For the next couple of years the club owner, described by the L.A. Times as a “man-about-town”, continued to run the Florentine Gardens and bed chorus girls. He was a married man but he and his wife, Ida, had been estranged for about two decades.

For most of 1948 and into 1949, Hansen had been routinely pestered for a job by a blonde dime-a-dance cutie from Oakland, Lola Titus. Lola’s real name was Beverly Alice Bennett, and she had been working as a stripper and taxi dancer in Oakland when she got the notion to hop on a bus for L.A. to hook-up with Mark Hansen. Lola’s sudden decision to leave Northern California was precipitated by an argument she’d had with her mother. Her mom strenuously objected to her daughter’s lifestyle. Lola would later tell investigators: “I made up my mind that he (Hansen) was either going to love me, marry me or take care of me or I was going to kill him.”
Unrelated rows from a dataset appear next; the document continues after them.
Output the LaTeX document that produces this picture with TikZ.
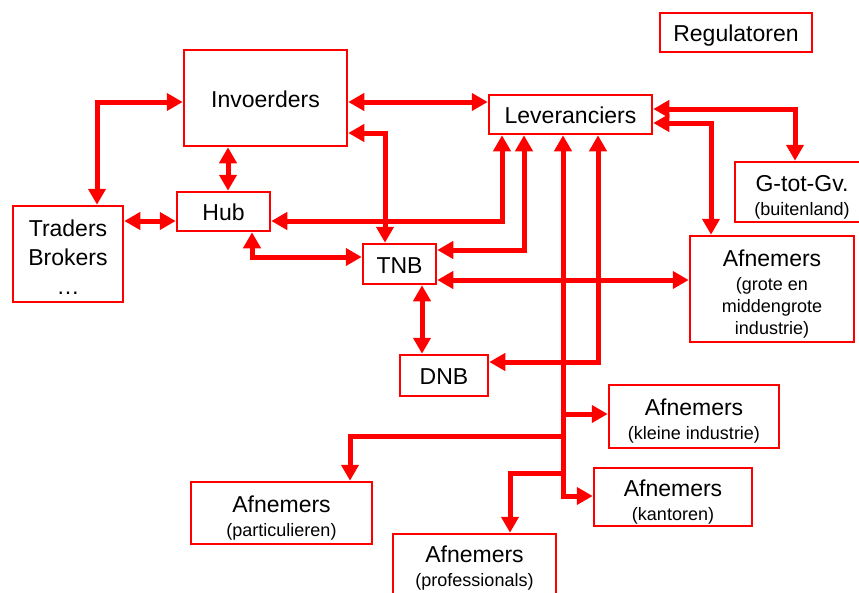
\documentclass[tikz,border=0pt]{standalone}
\usepackage{fontspec}
\setmainfont{Liberation Sans}
\usetikzlibrary{arrows.meta}
\newcommand\bigf{\fontsize{23}{27}\selectfont}
\newcommand\subf{\fontsize{18}{21}\selectfont}
\newcommand\tp{\rule{0pt}{22.5pt}}
\tikzset{
  rtip/.tip={Triangle[length=16pt,width=17pt]},
  box/.style={draw=red, line width=2.5pt, rectangle, inner sep=0pt, align=center, font=\bigf, text=black},
  onebox/.style={box, text height=18.5pt, text depth=0pt},
  multibox/.style={box, text depth=-5pt},
  lnk/.style={draw=red, line width=5pt},
  both/.style={lnk, rtip-rtip},
  one/.style={lnk, -rtip}
}
\begin{document}
\begin{tikzpicture}[x=1pt,y=-1pt]
\clip (0,0) rectangle (859,592);
\fill[white] (0,0) rectangle (859,592);
% boxes
\node[onebox, minimum width=152, minimum height=39] (reg) at (736,32.5) {Regulatoren};
\node[onebox, minimum width=163, minimum height=96] (inv) at (265.5,98) {Invoerders};
\node[onebox, minimum width=163, minimum height=39] (lev) at (570.5,114.5) {Leveranciers};
\node[onebox, minimum width=93, minimum height=39] (hub) at (223.5,211.5) {Hub};
\node[multibox, minimum width=110, minimum height=96] (trad) at (68,254) {\tp Traders\\[2pt]Brokers\\[2pt]…};
\node[onebox, minimum width=73, minimum height=40] (tnb) at (399.5,264) {TNB};
\node[multibox, minimum width=134, minimum height=60] (gtg) at (802,192) {\tp G-tot-Gv.\\[-3pt]{\subf (buitenland)}};
\node[multibox, minimum width=164, minimum height=106] (afg) at (772,289) {\tp Afnemers\\[-3pt]{\subf (grote en}\\[-5pt]{\subf middengrote}\\[-5pt]{\subf industrie)}};
\node[onebox, minimum width=88, minimum height=41] (dnb) at (444,375.5) {DNB};
\node[multibox, minimum width=170, minimum height=63] (kle) at (694,416.5) {\tp Afnemers\\[-3pt]{\subf (kleine industrie)}};
\node[multibox, minimum width=158, minimum height=58] (kan) at (673,497) {\tp Afnemers\\[-3pt]{\subf (kantoren)}};
\node[multibox, minimum width=181, minimum height=62] (par) at (281.5,513) {\tp Afnemers\\[-3pt]{\subf (particulieren)}};
\node[multibox, minimum width=163, minimum height=64] (pro) at (474.5,566) {Afnemers\\[-3pt]{\subf (professionals)}};
% connectors
\draw[both] (inv.west |- 0,102) -- (97,102) -- (trad.north -| 97,0);
\draw[both] (inv.east |- 0,102) -- (lev.west |- 0,102);
\draw[both] (inv.east |- 0,133) -- (385,133) -- (tnb.north -| 385,0);
\draw[both] (inv.south -| 228,0) -- (hub.north -| 228,0);
\draw[both] (trad.east |- 0,221) -- (hub.west |- 0,221);
\draw[both] (hub.east |- 0,221) -- (502,221) -- (lev.south -| 502,0);
\draw[both] (hub.south -| 252,0) -- (252,257) -- (tnb.west |- 0,257);
\draw[both] (tnb.east |- 0,250) -- (524,250) -- (lev.south -| 524,0);
\draw[both] (tnb.east |- 0,280) -- (afg.west |- 0,280);
\draw[both] (tnb.south -| 422,0) -- (dnb.north -| 422,0);
\draw[both] (lev.south -| 598,0) -- (598,362) -- (dnb.east |- 0,362);
\draw[both] (lev.east |- 0,109) -- (795,109) -- (gtg.north -| 795,0);
\draw[both] (lev.east |- 0,123) -- (711,123) -- (afg.north -| 711,0);
% trunk
\coordinate (bk) at (563,414);
\coordinate (bp) at (563,436);
\coordinate (bq) at (563,473);
\draw[both] (lev.south -| 563,0) -- (563,496) -- (kan.west |- 0,496);
\draw[one] ([xshift=-2.5pt]bk) -- (kle.west |- bk);
\draw[one] ([xshift=2.5pt]bp) -- (350,436) -- (par.north -| 350,0);
\draw[one] ([xshift=2.5pt]bq) -- (510,473) -- (pro.north -| 510,0);
\end{tikzpicture}
\end{document}
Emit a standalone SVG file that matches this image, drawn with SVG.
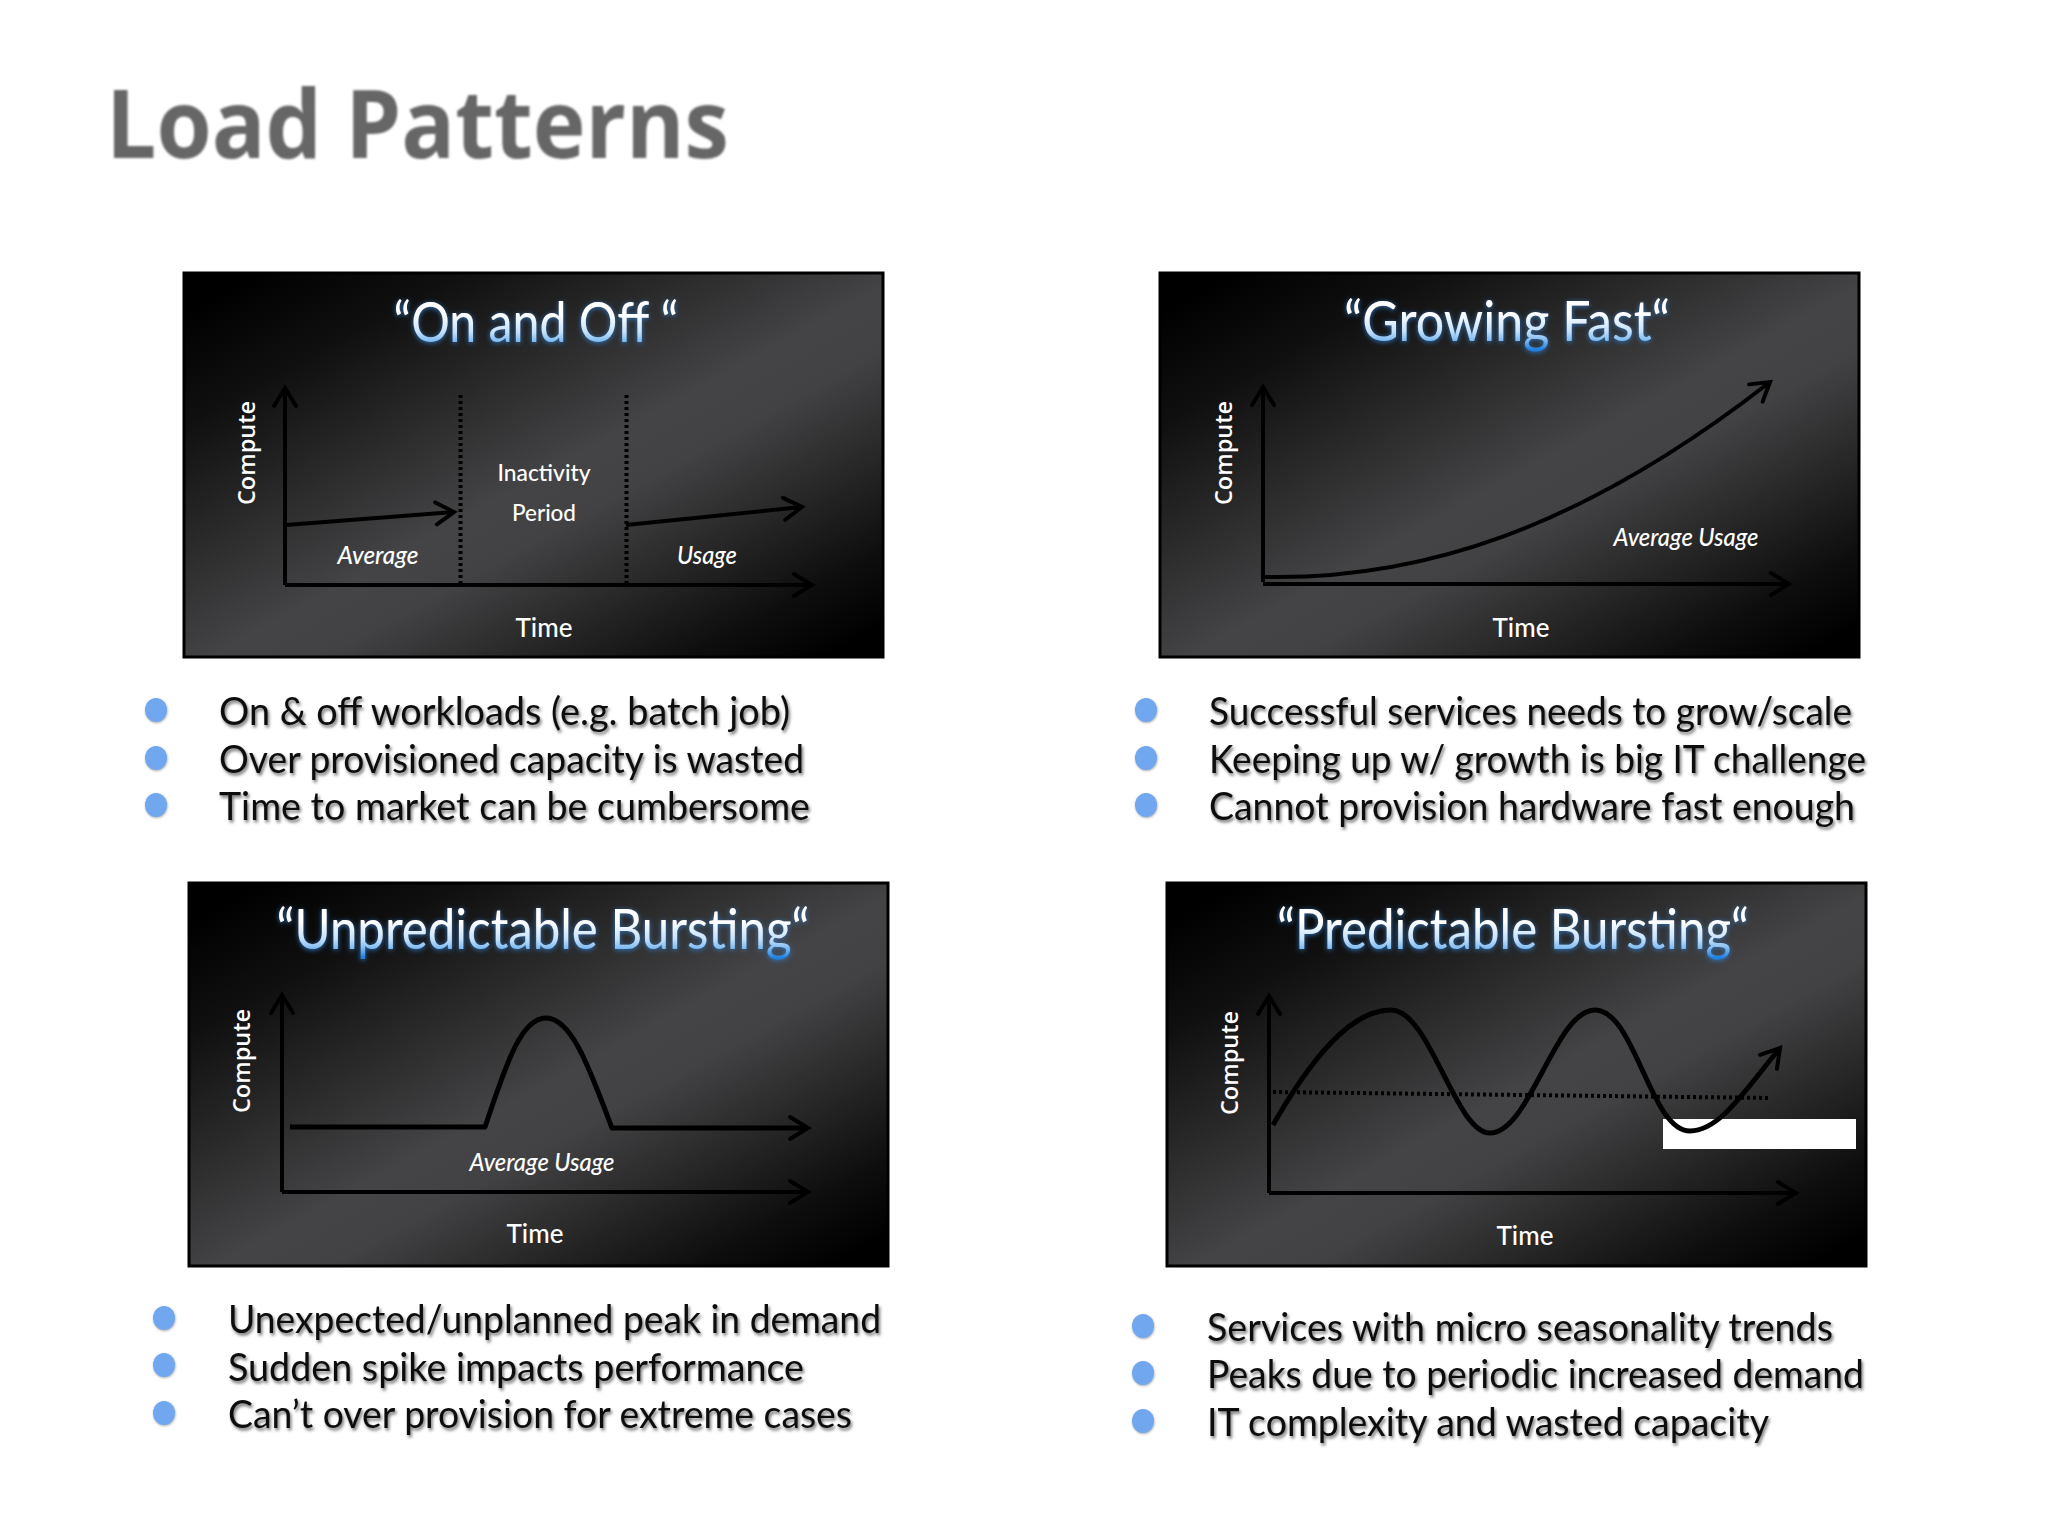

Lola had another reason for traveling to L.A.–she believed that Hansen was behind rumors that she had killed the Black Dahlia. The rumors were all in Lola’s head because her name had never been mentioned in connection with the case.

Lola boarded a bus from San Francisco to Hollywood on Thursday, July 14, 1949. She’d packed the essentials: nude photos of herself and the .25 automatic she’d purchased several months before in an Oakland pawnshop. On Friday morning she turned up on Hansen’s doorstep with the gun in her pocket and her nude photos tucked under her arm. She knocked on the door of the bungalow and while she waited she debated whether to shoot him as soon as he opened the door or to wait until she got inside. She opted to wait.

Once Hansen had invited her in,  Lola showed him the nude photos of herself. Hansen decided to compare the photos to the real girl, and he “auditioned” the blonde dancer in the back bedroom.  Following the audition Hansen went into the bathroom and began to shave with his electric razor. Lola figured it was as good a time as any to shoot him. She went into the front room where she’d left her coat, pulled the gun out of the pocket and went to the bathroom where she shot him once. The wound was a through and through. The bullet missed Hansen’s heart by 7/10 of an inch and lodged in the bathroom wall. Lola then pulled on her clothes and left.LOLA HEADLINE

Although he was severely wounded Hansen managed to get to the telephone. He phoned a business associate who called for a doctor. As he was being rushed to the hospital in an ambulance Hansen said that before Lola pulled the trigger she had called him a “goddam cop lover”.